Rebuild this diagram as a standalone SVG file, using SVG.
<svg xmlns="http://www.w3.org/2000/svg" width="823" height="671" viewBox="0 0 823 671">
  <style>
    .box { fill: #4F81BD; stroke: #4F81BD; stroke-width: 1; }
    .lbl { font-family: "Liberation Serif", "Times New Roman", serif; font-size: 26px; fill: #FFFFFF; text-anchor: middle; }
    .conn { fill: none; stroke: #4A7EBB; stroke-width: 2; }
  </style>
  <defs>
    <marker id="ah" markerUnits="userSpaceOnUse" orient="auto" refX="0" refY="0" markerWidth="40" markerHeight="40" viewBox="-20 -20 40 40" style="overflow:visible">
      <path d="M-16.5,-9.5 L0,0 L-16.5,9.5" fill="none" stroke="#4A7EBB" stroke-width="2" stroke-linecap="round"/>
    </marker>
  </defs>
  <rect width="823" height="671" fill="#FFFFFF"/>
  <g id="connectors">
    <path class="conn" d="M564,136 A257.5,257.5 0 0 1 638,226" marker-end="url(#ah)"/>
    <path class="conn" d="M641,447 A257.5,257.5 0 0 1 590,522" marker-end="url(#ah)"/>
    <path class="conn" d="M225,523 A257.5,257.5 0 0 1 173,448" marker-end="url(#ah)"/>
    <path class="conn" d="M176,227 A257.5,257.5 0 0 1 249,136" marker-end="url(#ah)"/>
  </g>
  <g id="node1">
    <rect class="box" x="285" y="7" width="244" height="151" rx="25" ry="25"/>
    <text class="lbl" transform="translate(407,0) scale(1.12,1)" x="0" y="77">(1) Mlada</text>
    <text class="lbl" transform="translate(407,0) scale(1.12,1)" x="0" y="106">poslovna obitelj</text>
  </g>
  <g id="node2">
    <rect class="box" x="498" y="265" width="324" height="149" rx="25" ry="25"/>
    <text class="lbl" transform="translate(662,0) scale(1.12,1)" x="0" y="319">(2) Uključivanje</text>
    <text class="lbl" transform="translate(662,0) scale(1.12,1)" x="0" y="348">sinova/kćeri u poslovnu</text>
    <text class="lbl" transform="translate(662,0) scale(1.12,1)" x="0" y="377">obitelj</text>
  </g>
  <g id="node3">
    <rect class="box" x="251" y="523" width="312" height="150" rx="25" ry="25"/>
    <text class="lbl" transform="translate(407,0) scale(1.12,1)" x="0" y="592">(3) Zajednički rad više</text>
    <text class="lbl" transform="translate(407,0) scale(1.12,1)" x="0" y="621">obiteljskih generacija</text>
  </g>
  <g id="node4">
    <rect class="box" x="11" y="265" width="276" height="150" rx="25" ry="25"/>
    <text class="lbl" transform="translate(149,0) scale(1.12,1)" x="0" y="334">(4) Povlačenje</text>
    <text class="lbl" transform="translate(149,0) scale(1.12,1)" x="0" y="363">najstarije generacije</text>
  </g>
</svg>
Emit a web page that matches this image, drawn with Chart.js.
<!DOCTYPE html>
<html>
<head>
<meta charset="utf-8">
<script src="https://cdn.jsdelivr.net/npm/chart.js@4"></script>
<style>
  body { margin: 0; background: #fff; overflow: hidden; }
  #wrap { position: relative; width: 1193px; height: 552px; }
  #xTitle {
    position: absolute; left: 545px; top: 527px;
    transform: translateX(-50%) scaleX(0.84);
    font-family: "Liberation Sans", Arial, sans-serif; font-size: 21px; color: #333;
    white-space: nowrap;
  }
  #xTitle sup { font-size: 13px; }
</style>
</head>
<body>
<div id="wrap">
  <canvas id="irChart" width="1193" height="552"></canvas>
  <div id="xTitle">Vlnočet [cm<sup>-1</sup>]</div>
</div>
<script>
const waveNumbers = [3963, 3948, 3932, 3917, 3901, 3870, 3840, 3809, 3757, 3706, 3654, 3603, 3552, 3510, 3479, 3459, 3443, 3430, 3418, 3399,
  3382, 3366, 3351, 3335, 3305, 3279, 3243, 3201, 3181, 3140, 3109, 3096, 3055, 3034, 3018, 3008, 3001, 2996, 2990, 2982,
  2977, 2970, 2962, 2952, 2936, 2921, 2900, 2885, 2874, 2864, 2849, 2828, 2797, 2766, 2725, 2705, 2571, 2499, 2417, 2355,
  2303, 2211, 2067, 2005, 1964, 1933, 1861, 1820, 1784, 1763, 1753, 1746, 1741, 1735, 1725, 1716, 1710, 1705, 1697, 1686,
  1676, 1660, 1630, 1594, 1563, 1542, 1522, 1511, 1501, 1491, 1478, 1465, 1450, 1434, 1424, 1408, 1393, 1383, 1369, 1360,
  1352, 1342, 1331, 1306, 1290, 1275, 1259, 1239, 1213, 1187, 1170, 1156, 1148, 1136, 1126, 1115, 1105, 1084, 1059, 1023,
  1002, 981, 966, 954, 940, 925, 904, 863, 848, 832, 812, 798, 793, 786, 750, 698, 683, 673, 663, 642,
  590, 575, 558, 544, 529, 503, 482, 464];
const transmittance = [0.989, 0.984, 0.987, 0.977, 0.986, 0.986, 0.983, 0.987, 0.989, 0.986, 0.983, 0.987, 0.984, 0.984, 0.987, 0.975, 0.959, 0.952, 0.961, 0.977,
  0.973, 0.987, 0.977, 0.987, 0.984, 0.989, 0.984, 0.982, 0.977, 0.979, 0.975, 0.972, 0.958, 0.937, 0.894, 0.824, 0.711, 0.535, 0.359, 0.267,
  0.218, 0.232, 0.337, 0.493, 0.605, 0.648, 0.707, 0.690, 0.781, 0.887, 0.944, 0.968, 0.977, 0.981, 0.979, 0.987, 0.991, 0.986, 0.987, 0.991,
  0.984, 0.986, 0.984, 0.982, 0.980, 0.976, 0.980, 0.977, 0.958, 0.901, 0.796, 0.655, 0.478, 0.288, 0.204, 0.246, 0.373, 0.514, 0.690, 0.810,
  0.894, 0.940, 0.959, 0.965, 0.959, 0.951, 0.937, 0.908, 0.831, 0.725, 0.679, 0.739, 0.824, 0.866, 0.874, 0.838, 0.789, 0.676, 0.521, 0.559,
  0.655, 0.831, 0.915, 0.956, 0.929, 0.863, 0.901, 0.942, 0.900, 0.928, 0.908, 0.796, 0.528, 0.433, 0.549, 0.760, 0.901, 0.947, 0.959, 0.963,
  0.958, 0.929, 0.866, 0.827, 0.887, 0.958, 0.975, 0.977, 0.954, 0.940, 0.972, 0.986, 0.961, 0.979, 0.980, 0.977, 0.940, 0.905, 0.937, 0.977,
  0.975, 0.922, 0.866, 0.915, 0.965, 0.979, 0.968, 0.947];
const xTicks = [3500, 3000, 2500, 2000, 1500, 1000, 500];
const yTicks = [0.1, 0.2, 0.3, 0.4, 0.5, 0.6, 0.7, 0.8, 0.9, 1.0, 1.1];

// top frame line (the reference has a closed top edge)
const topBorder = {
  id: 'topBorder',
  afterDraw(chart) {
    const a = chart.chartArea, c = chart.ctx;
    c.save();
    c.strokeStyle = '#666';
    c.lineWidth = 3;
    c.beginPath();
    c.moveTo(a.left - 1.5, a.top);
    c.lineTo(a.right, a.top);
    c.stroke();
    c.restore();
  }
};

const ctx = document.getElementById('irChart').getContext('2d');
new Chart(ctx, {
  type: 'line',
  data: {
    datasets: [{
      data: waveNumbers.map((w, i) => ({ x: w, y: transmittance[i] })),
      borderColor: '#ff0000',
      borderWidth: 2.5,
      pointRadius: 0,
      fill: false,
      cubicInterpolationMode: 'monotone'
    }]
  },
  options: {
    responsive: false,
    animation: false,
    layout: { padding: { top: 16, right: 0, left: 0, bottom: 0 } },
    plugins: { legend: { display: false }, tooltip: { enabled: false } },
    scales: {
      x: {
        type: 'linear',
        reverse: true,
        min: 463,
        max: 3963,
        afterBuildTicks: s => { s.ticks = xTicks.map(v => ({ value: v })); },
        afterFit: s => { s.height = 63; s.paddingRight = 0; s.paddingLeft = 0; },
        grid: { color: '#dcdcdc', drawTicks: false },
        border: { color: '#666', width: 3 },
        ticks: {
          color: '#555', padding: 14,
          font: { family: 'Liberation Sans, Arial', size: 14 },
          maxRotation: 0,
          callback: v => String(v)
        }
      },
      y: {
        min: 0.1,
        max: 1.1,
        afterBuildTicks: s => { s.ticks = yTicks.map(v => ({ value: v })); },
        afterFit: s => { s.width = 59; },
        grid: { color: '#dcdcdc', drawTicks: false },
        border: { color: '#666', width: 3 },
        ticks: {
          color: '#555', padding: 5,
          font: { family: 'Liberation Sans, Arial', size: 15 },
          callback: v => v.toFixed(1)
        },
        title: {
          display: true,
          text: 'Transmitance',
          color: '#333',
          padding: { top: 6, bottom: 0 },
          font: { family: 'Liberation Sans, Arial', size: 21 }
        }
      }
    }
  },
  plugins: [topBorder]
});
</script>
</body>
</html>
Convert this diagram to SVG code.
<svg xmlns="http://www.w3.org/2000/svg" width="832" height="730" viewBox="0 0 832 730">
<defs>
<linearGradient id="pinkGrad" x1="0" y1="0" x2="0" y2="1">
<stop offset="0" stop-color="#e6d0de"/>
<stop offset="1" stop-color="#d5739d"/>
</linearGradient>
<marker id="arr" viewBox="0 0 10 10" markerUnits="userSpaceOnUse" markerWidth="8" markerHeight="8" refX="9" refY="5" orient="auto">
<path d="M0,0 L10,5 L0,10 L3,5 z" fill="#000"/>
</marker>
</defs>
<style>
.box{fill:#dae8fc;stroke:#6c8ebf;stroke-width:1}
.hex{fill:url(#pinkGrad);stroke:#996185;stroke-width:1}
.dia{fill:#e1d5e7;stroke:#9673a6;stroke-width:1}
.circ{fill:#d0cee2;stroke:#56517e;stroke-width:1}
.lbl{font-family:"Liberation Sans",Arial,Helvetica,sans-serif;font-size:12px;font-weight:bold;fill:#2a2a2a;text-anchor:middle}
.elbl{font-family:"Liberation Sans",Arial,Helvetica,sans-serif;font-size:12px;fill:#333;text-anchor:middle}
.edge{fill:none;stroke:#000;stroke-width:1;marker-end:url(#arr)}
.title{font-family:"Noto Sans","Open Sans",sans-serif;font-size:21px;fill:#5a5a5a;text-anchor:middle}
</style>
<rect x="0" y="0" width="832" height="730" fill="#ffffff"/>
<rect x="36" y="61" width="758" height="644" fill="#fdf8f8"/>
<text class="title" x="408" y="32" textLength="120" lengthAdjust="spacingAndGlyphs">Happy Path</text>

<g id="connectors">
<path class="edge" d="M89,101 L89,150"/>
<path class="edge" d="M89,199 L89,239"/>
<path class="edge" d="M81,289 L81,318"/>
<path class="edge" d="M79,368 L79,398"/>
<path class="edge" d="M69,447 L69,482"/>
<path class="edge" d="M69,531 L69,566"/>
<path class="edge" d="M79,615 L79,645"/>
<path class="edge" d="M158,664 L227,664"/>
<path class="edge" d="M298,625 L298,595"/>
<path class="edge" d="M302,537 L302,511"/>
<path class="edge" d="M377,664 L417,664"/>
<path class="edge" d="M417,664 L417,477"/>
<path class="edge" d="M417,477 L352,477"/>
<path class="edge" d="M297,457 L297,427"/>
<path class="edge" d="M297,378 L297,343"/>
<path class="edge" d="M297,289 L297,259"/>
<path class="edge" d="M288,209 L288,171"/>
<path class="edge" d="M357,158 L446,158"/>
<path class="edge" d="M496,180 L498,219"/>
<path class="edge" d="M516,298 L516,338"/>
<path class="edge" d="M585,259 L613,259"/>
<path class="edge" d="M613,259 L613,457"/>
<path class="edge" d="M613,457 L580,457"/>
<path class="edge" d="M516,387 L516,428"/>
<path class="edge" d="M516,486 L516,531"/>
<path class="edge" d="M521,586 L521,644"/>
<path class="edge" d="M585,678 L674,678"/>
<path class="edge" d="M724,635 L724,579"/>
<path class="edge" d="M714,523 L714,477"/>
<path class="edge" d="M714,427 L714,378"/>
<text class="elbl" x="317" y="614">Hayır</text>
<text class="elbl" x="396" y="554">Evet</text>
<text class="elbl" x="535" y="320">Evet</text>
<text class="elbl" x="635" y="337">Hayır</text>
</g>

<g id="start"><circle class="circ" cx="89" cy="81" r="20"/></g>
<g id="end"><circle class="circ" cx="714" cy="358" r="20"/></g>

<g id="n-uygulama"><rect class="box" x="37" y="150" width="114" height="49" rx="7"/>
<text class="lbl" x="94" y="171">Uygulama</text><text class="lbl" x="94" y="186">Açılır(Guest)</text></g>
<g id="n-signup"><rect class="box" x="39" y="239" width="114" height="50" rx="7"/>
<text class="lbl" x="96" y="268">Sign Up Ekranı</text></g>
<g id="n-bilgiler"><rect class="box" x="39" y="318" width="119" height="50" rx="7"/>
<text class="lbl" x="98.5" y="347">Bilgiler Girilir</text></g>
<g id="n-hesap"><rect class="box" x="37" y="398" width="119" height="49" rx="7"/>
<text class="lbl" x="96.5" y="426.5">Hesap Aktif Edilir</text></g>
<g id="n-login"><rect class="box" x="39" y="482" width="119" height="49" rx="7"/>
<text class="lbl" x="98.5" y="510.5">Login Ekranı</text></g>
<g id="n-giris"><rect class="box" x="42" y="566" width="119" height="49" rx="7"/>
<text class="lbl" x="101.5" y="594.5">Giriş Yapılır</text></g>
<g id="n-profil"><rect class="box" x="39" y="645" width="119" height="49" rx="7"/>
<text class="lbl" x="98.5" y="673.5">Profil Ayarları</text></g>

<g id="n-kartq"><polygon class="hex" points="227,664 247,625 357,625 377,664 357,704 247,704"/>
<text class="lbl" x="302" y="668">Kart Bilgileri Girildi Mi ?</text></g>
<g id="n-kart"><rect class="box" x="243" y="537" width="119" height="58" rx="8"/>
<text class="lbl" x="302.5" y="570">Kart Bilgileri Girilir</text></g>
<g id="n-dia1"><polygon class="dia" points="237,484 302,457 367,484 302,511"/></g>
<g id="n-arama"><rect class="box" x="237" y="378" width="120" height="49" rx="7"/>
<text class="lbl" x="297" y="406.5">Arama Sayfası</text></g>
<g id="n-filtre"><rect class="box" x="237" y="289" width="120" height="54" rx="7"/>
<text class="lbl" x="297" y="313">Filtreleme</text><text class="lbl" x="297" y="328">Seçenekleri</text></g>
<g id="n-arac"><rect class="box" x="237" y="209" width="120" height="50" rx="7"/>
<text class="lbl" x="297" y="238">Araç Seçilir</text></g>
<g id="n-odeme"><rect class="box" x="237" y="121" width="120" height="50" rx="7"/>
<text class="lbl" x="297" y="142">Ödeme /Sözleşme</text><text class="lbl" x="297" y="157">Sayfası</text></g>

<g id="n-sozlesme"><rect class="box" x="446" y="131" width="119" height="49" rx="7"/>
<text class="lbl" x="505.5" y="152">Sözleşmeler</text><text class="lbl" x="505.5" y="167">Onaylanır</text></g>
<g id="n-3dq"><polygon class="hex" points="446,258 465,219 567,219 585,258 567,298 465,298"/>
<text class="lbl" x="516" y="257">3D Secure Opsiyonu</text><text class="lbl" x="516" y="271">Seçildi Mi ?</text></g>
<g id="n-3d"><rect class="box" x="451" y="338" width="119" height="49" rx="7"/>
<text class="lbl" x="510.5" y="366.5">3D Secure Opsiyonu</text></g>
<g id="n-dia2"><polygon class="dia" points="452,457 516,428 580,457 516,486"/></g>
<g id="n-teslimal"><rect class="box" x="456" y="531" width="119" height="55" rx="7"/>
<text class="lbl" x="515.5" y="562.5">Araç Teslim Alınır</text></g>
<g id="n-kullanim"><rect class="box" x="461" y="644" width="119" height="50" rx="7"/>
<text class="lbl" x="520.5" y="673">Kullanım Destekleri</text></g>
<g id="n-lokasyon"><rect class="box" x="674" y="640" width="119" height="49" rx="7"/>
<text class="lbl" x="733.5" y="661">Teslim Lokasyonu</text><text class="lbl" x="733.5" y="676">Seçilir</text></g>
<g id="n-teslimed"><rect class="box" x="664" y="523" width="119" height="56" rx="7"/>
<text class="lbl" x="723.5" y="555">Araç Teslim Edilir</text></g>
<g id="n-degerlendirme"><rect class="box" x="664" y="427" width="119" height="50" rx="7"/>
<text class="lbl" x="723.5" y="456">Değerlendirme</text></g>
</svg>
###
Filter the records for lines holding the string "diagram". Copy each one.

Rebuild this diagram as a standalone SVG file, using SVG.
Convert this diagram to SVG code.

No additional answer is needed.